■ **WHAT THE TASK ASKS**
Repeat the material below exactly, with no pictures.

□ □ □ □

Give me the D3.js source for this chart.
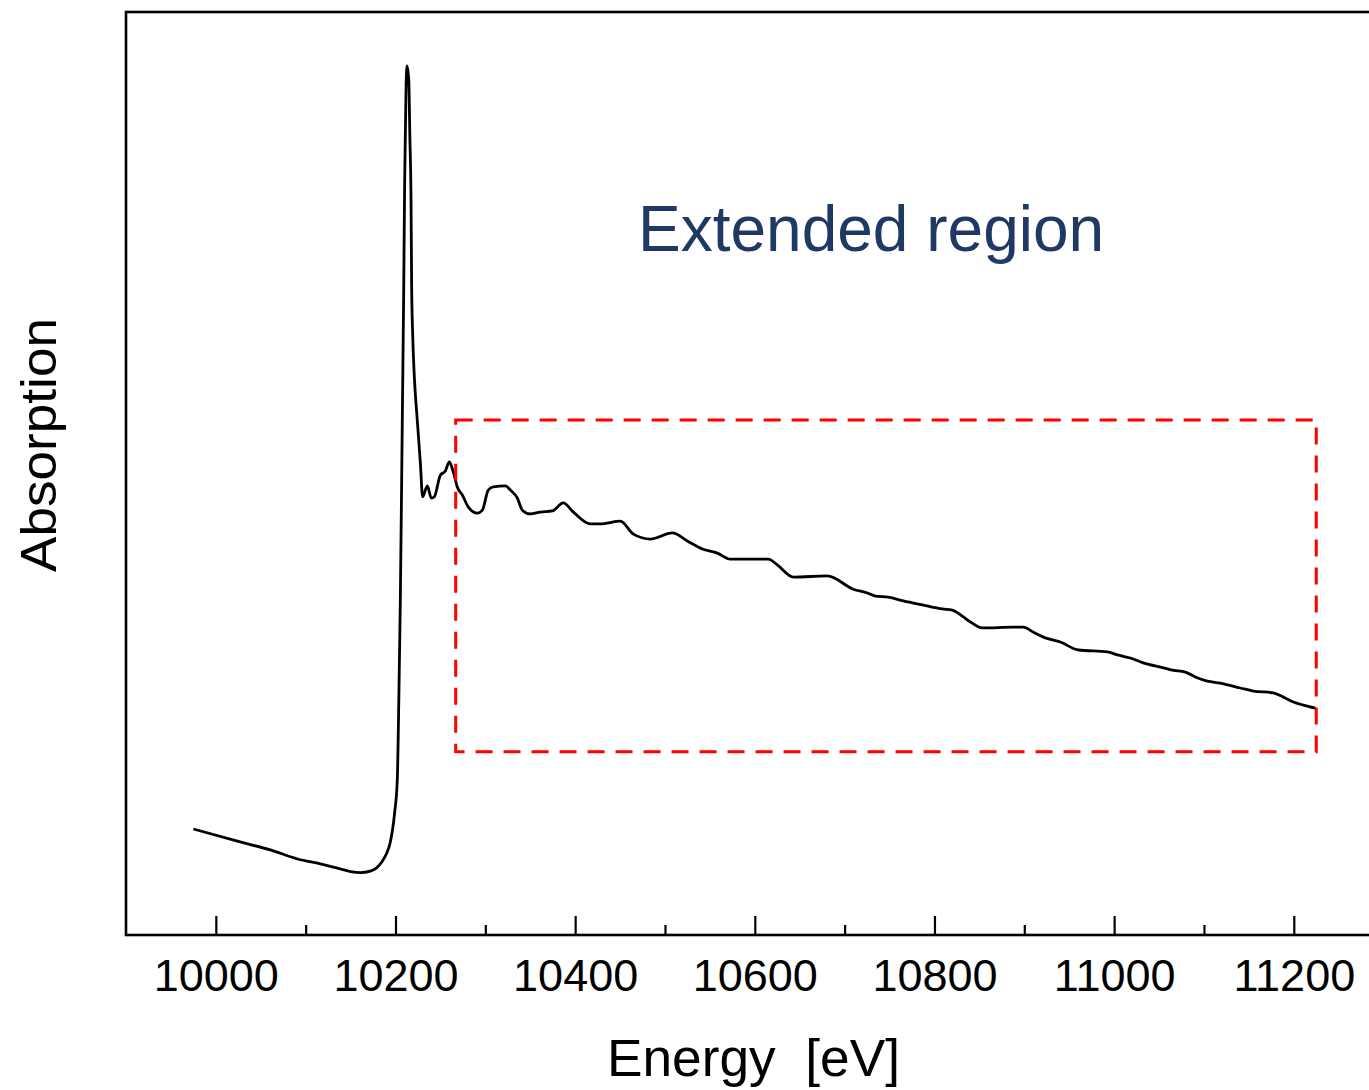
<!DOCTYPE html>
<html>
<head>
<meta charset="utf-8">
<script src="https://cdn.jsdelivr.net/npm/d3@7"></script>
<style>
  body { margin: 0; background: #fff; }
  svg { display: block; font-family: "Liberation Sans", Arial, sans-serif; }
</style>
</head>
<body>
<div id="chart-ctn"></div>
<script>
// XAS spectrum (energy in eV, normalised absorption)
const energy = [
  9975, 10027, 10060.7, 10091, 10116.3, 10138.6, 10150, 10160.9, 10172, 10178.7, 10183.1,
  10186, 10189.8, 10194, 10199, 10202, 10203.7, 10205.4,
  10207.6, 10209.1, 10210.2, 10211.7, 10212.8, 10214.8, 10216.0, 10217.3, 10218.0,
  10219.1, 10221.0, 10224.0, 10227.7, 10230.2, 10235.4, 10239.9, 10243.2, 10249.9,
  10255.5, 10259.9, 10264.4, 10268.8, 10274.4, 10281.1, 10291.1, 10296.7, 10303.3,
  10308.9, 10322.3, 10327.8, 10335.6, 10341.2, 10350.1, 10361.2, 10374.6, 10386.8,
  10398.0, 10416.9, 10428.0, 10450.3, 10464.8, 10483.7, 10508.2, 10524.9, 10541.6,
  10558.3, 10572.8, 10615.1, 10625.1, 10642.9, 10680.7, 10709.7, 10725.3, 10734.2,
  10748.6, 10765.3, 10787.6, 10808.8, 10819.9, 10831.0, 10839.9, 10853.3, 10887.8,
  10898.9, 10910.1, 10923.4, 10940.1, 10960.2, 10992.4, 11003.6, 11018.0, 11032.5,
  11054.8, 11064.8, 11079.3, 11090.4, 11103.8, 11118.2, 11140.5, 11155.0, 11177.2,
  11188.4, 11199.5, 11210.6, 11224.0
];
const absorption = [
  0.108, 0.074, 0.053, 0.029, 0.016, 0.003, -0.004, -0.007, -0.003, 0.005, 0.016,
  0.026, 0.042, 0.071, 0.150, 0.237, 0.447, 0.711,
  1.189, 1.513, 1.808, 2.053, 2.116, 2.079, 1.929, 1.763, 1.534,
  1.413, 1.297, 1.192, 1.071, 0.982, 1.011, 0.979, 0.982, 1.039,
  1.050, 1.074, 1.047, 1.008, 0.987, 0.955, 0.939, 0.947, 1.000,
  1.008, 1.011, 1.000, 0.979, 0.947, 0.937, 0.942, 0.945, 0.966,
  0.942, 0.911, 0.911, 0.918, 0.884, 0.871, 0.887, 0.866, 0.845,
  0.834, 0.818, 0.818, 0.803, 0.771, 0.774, 0.739, 0.729, 0.721,
  0.718, 0.708, 0.697, 0.687, 0.684, 0.668, 0.653, 0.637, 0.639,
  0.639, 0.626, 0.611, 0.600, 0.579, 0.574, 0.566, 0.558, 0.545,
  0.532, 0.526, 0.521, 0.508, 0.497, 0.492, 0.479, 0.471, 0.466,
  0.455, 0.442, 0.434, 0.426
];
const majorTicks = [10000, 10200, 10400, 10600, 10800, 11000, 11200];
const minorTicks = [10100, 10300, 10500, 10700, 10900, 11100];
// extended region box, in data units: [E start, E end], [A low, A high]
const regionEnergy = [10267, 11225];
const regionAbs = [0.311, 1.184];

let width = 1369;
let height = 1090;
let margin = { top: 12, left: 126, bottom: 935 };

let svg = d3.select("#chart-ctn")
    .append("svg")
    .attr("width", width)
    .attr("height", height);

let x = d3.scaleLinear().domain([9900, 11300]).range([margin.left, margin.left + 1400 * 0.8983]);
let y = d3.scaleLinear().domain([-0.171, 2.258]).range([margin.bottom, margin.top]);

// frame (right side falls outside the picture)
svg.append("rect")
    .attr("x", x(9900))
    .attr("y", y(2.258))
    .attr("width", x(11300) - x(9900))
    .attr("height", y(-0.171) - y(2.258))
    .attr("fill", "none")
    .attr("stroke", "#000")
    .attr("stroke-width", 2.6);

// major ticks with labels
let xAxis = svg.append("g")
    .attr("transform", `translate(0,${margin.bottom})`)
    .call(d3.axisBottom(x).tickValues(majorTicks).tickSizeInner(-19).tickSizeOuter(0).tickFormat(d3.format("d")));
xAxis.select(".domain").remove();
xAxis.selectAll(".tick line").attr("stroke", "#000").attr("stroke-width", 2.2);
xAxis.selectAll(".tick text")
    .attr("y", 56)
    .attr("dy", 0)
    .attr("fill", "#000")
    .style("font-size", "45px")
    .style("font-family", "'Liberation Sans', Arial, sans-serif");

// minor ticks
let xMinor = svg.append("g")
    .attr("transform", `translate(0,${margin.bottom})`)
    .call(d3.axisBottom(x).tickValues(minorTicks).tickSizeInner(-10).tickSizeOuter(0).tickFormat(""));
xMinor.select(".domain").remove();
xMinor.selectAll(".tick line").attr("stroke", "#000").attr("stroke-width", 2.2);

// spectrum
let pts = energy.map((e, i) => ({ e: e, a: absorption[i] }));
svg.append("path")
    .datum(pts)
    .attr("fill", "none")
    .attr("stroke", "#000")
    .attr("stroke-width", 2.8)
    .attr("stroke-linejoin", "round")
    .attr("d", d3.line().curve(d3.curveMonotoneX).x((d) => x(d.e)).y((d) => y(d.a)));

// dashed box around the extended region
svg.append("rect")
    .attr("x", x(regionEnergy[0]))
    .attr("y", y(regionAbs[1]))
    .attr("width", x(regionEnergy[1]) - x(regionEnergy[0]))
    .attr("height", y(regionAbs[0]) - y(regionAbs[1]))
    .attr("fill", "none")
    .attr("stroke", "#ff0000")
    .attr("stroke-width", 3)
    .attr("stroke-dasharray", "17,11");

svg.append("text")
    .attr("x", 638)
    .attr("y", 251)
    .attr("fill", "#1f3864")
    .style("font-size", "64px")
    .text("Extended region");

// axis titles
svg.append("text")
    .attr("x", 607)
    .attr("y", 1076)
    .attr("fill", "#000")
    .style("font-size", "51px")
    .attr("xml:space", "preserve")
    .attr("textLength", 293)
    .attr("lengthAdjust", "spacingAndGlyphs")
    .text("Energy  [eV]");

svg.append("text")
    .attr("transform", "translate(56,445) rotate(-90)")
    .attr("text-anchor", "middle")
    .attr("fill", "#000")
    .style("font-size", "50px")
    .attr("textLength", 254)
    .attr("lengthAdjust", "spacingAndGlyphs")
    .text("Absorption");
</script>
</body>
</html>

□ □ □ □

■ **FULL ANSWER**
Give me the D3.js source for this chart.
<!DOCTYPE html>
<html>
<head>
<meta charset="utf-8">
<script src="https://cdn.jsdelivr.net/npm/d3@7"></script>
<style>
  body { margin: 0; background: #fff; }
  svg { display: block; font-family: "Liberation Sans", Arial, sans-serif; }
</style>
</head>
<body>
<div id="chart-ctn"></div>
<script>
// XAS spectrum (energy in eV, normalised absorption)
const energy = [
  9975, 10027, 10060.7, 10091, 10116.3, 10138.6, 10150, 10160.9, 10172, 10178.7, 10183.1,
  10186, 10189.8, 10194, 10199, 10202, 10203.7, 10205.4,
  10207.6, 10209.1, 10210.2, 10211.7, 10212.8, 10214.8, 10216.0, 10217.3, 10218.0,
  10219.1, 10221.0, 10224.0, 10227.7, 10230.2, 10235.4, 10239.9, 10243.2, 10249.9,
  10255.5, 10259.9, 10264.4, 10268.8, 10274.4, 10281.1, 10291.1, 10296.7, 10303.3,
  10308.9, 10322.3, 10327.8, 10335.6, 10341.2, 10350.1, 10361.2, 10374.6, 10386.8,
  10398.0, 10416.9, 10428.0, 10450.3, 10464.8, 10483.7, 10508.2, 10524.9, 10541.6,
  10558.3, 10572.8, 10615.1, 10625.1, 10642.9, 10680.7, 10709.7, 10725.3, 10734.2,
  10748.6, 10765.3, 10787.6, 10808.8, 10819.9, 10831.0, 10839.9, 10853.3, 10887.8,
  10898.9, 10910.1, 10923.4, 10940.1, 10960.2, 10992.4, 11003.6, 11018.0, 11032.5,
  11054.8, 11064.8, 11079.3, 11090.4, 11103.8, 11118.2, 11140.5, 11155.0, 11177.2,
  11188.4, 11199.5, 11210.6, 11224.0
];
const absorption = [
  0.108, 0.074, 0.053, 0.029, 0.016, 0.003, -0.004, -0.007, -0.003, 0.005, 0.016,
  0.026, 0.042, 0.071, 0.150, 0.237, 0.447, 0.711,
  1.189, 1.513, 1.808, 2.053, 2.116, 2.079, 1.929, 1.763, 1.534,
  1.413, 1.297, 1.192, 1.071, 0.982, 1.011, 0.979, 0.982, 1.039,
  1.050, 1.074, 1.047, 1.008, 0.987, 0.955, 0.939, 0.947, 1.000,
  1.008, 1.011, 1.000, 0.979, 0.947, 0.937, 0.942, 0.945, 0.966,
  0.942, 0.911, 0.911, 0.918, 0.884, 0.871, 0.887, 0.866, 0.845,
  0.834, 0.818, 0.818, 0.803, 0.771, 0.774, 0.739, 0.729, 0.721,
  0.718, 0.708, 0.697, 0.687, 0.684, 0.668, 0.653, 0.637, 0.639,
  0.639, 0.626, 0.611, 0.600, 0.579, 0.574, 0.566, 0.558, 0.545,
  0.532, 0.526, 0.521, 0.508, 0.497, 0.492, 0.479, 0.471, 0.466,
  0.455, 0.442, 0.434, 0.426
];
const majorTicks = [10000, 10200, 10400, 10600, 10800, 11000, 11200];
const minorTicks = [10100, 10300, 10500, 10700, 10900, 11100];
// extended region box, in data units: [E start, E end], [A low, A high]
const regionEnergy = [10267, 11225];
const regionAbs = [0.311, 1.184];

let width = 1369;
let height = 1090;
let margin = { top: 12, left: 126, bottom: 935 };

let svg = d3.select("#chart-ctn")
    .append("svg")
    .attr("width", width)
    .attr("height", height);

let x = d3.scaleLinear().domain([9900, 11300]).range([margin.left, margin.left + 1400 * 0.8983]);
let y = d3.scaleLinear().domain([-0.171, 2.258]).range([margin.bottom, margin.top]);

// frame (right side falls outside the picture)
svg.append("rect")
    .attr("x", x(9900))
    .attr("y", y(2.258))
    .attr("width", x(11300) - x(9900))
    .attr("height", y(-0.171) - y(2.258))
    .attr("fill", "none")
    .attr("stroke", "#000")
    .attr("stroke-width", 2.6);

// major ticks with labels
let xAxis = svg.append("g")
    .attr("transform", `translate(0,${margin.bottom})`)
    .call(d3.axisBottom(x).tickValues(majorTicks).tickSizeInner(-19).tickSizeOuter(0).tickFormat(d3.format("d")));
xAxis.select(".domain").remove();
xAxis.selectAll(".tick line").attr("stroke", "#000").attr("stroke-width", 2.2);
xAxis.selectAll(".tick text")
    .attr("y", 56)
    .attr("dy", 0)
    .attr("fill", "#000")
    .style("font-size", "45px")
    .style("font-family", "'Liberation Sans', Arial, sans-serif");

// minor ticks
let xMinor = svg.append("g")
    .attr("transform", `translate(0,${margin.bottom})`)
    .call(d3.axisBottom(x).tickValues(minorTicks).tickSizeInner(-10).tickSizeOuter(0).tickFormat(""));
xMinor.select(".domain").remove();
xMinor.selectAll(".tick line").attr("stroke", "#000").attr("stroke-width", 2.2);

// spectrum
let pts = energy.map((e, i) => ({ e: e, a: absorption[i] }));
svg.append("path")
    .datum(pts)
    .attr("fill", "none")
    .attr("stroke", "#000")
    .attr("stroke-width", 2.8)
    .attr("stroke-linejoin", "round")
    .attr("d", d3.line().curve(d3.curveMonotoneX).x((d) => x(d.e)).y((d) => y(d.a)));

// dashed box around the extended region
svg.append("rect")
    .attr("x", x(regionEnergy[0]))
    .attr("y", y(regionAbs[1]))
    .attr("width", x(regionEnergy[1]) - x(regionEnergy[0]))
    .attr("height", y(regionAbs[0]) - y(regionAbs[1]))
    .attr("fill", "none")
    .attr("stroke", "#ff0000")
    .attr("stroke-width", 3)
    .attr("stroke-dasharray", "17,11");

svg.append("text")
    .attr("x", 638)
    .attr("y", 251)
    .attr("fill", "#1f3864")
    .style("font-size", "64px")
    .text("Extended region");

// axis titles
svg.append("text")
    .attr("x", 607)
    .attr("y", 1076)
    .attr("fill", "#000")
    .style("font-size", "51px")
    .attr("xml:space", "preserve")
    .attr("textLength", 293)
    .attr("lengthAdjust", "spacingAndGlyphs")
    .text("Energy  [eV]");

svg.append("text")
    .attr("transform", "translate(56,445) rotate(-90)")
    .attr("text-anchor", "middle")
    .attr("fill", "#000")
    .style("font-size", "50px")
    .attr("textLength", 254)
    .attr("lengthAdjust", "spacingAndGlyphs")
    .text("Absorption");
</script>
</body>
</html>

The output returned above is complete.